## begin Data segment

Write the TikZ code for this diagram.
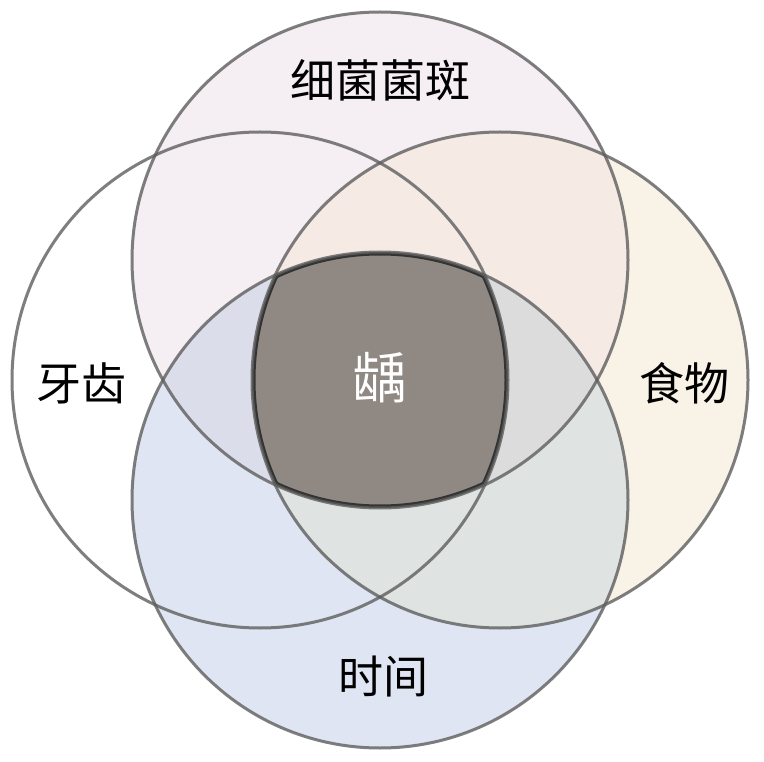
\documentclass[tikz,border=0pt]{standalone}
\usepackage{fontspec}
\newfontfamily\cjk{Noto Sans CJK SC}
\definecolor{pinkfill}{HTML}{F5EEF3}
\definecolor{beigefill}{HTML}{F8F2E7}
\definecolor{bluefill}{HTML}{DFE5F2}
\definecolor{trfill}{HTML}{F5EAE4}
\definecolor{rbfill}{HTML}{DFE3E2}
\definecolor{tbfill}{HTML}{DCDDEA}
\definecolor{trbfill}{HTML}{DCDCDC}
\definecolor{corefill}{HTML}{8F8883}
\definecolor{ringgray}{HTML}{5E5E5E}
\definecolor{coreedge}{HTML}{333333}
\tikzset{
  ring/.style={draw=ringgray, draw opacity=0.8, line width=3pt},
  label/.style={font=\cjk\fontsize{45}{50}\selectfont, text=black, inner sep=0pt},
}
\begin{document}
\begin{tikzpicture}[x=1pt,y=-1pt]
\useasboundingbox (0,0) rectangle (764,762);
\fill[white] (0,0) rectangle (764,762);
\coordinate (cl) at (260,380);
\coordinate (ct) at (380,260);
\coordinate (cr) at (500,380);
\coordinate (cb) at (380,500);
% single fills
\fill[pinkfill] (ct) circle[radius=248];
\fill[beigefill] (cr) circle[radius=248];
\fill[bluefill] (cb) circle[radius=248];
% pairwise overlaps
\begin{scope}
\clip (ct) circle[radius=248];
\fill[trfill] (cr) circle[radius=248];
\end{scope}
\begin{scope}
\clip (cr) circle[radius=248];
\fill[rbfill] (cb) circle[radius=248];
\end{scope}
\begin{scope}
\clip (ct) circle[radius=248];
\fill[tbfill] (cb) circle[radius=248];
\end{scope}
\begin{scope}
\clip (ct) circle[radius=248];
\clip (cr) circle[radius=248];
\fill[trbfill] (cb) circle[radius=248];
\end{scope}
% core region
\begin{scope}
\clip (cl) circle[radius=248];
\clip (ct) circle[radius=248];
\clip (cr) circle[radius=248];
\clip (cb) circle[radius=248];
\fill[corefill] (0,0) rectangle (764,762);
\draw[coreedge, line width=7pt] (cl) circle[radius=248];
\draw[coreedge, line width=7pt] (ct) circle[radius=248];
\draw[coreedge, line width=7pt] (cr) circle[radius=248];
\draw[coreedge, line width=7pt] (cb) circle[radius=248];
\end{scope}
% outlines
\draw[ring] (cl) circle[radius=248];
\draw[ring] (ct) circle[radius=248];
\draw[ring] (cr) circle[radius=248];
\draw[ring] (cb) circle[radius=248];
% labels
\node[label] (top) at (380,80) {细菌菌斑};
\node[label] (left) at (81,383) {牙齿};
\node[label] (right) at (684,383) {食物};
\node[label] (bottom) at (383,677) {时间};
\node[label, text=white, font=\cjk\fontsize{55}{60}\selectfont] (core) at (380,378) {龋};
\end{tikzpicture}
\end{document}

## end Data segment

#### Problem to solve
Every line above should be returned word for word, with the pictures left behind.

#### Exercise output
Write the TikZ code for this diagram.
\documentclass[tikz,border=0pt]{standalone}
\usepackage{fontspec}
\newfontfamily\cjk{Noto Sans CJK SC}
\definecolor{pinkfill}{HTML}{F5EEF3}
\definecolor{beigefill}{HTML}{F8F2E7}
\definecolor{bluefill}{HTML}{DFE5F2}
\definecolor{trfill}{HTML}{F5EAE4}
\definecolor{rbfill}{HTML}{DFE3E2}
\definecolor{tbfill}{HTML}{DCDDEA}
\definecolor{trbfill}{HTML}{DCDCDC}
\definecolor{corefill}{HTML}{8F8883}
\definecolor{ringgray}{HTML}{5E5E5E}
\definecolor{coreedge}{HTML}{333333}
\tikzset{
  ring/.style={draw=ringgray, draw opacity=0.8, line width=3pt},
  label/.style={font=\cjk\fontsize{45}{50}\selectfont, text=black, inner sep=0pt},
}
\begin{document}
\begin{tikzpicture}[x=1pt,y=-1pt]
\useasboundingbox (0,0) rectangle (764,762);
\fill[white] (0,0) rectangle (764,762);
\coordinate (cl) at (260,380);
\coordinate (ct) at (380,260);
\coordinate (cr) at (500,380);
\coordinate (cb) at (380,500);
% single fills
\fill[pinkfill] (ct) circle[radius=248];
\fill[beigefill] (cr) circle[radius=248];
\fill[bluefill] (cb) circle[radius=248];
% pairwise overlaps
\begin{scope}
\clip (ct) circle[radius=248];
\fill[trfill] (cr) circle[radius=248];
\end{scope}
\begin{scope}
\clip (cr) circle[radius=248];
\fill[rbfill] (cb) circle[radius=248];
\end{scope}
\begin{scope}
\clip (ct) circle[radius=248];
\fill[tbfill] (cb) circle[radius=248];
\end{scope}
\begin{scope}
\clip (ct) circle[radius=248];
\clip (cr) circle[radius=248];
\fill[trbfill] (cb) circle[radius=248];
\end{scope}
% core region
\begin{scope}
\clip (cl) circle[radius=248];
\clip (ct) circle[radius=248];
\clip (cr) circle[radius=248];
\clip (cb) circle[radius=248];
\fill[corefill] (0,0) rectangle (764,762);
\draw[coreedge, line width=7pt] (cl) circle[radius=248];
\draw[coreedge, line width=7pt] (ct) circle[radius=248];
\draw[coreedge, line width=7pt] (cr) circle[radius=248];
\draw[coreedge, line width=7pt] (cb) circle[radius=248];
\end{scope}
% outlines
\draw[ring] (cl) circle[radius=248];
\draw[ring] (ct) circle[radius=248];
\draw[ring] (cr) circle[radius=248];
\draw[ring] (cb) circle[radius=248];
% labels
\node[label] (top) at (380,80) {细菌菌斑};
\node[label] (left) at (81,383) {牙齿};
\node[label] (right) at (684,383) {食物};
\node[label] (bottom) at (383,677) {时间};
\node[label, text=white, font=\cjk\fontsize{55}{60}\selectfont] (core) at (380,378) {龋};
\end{tikzpicture}
\end{document}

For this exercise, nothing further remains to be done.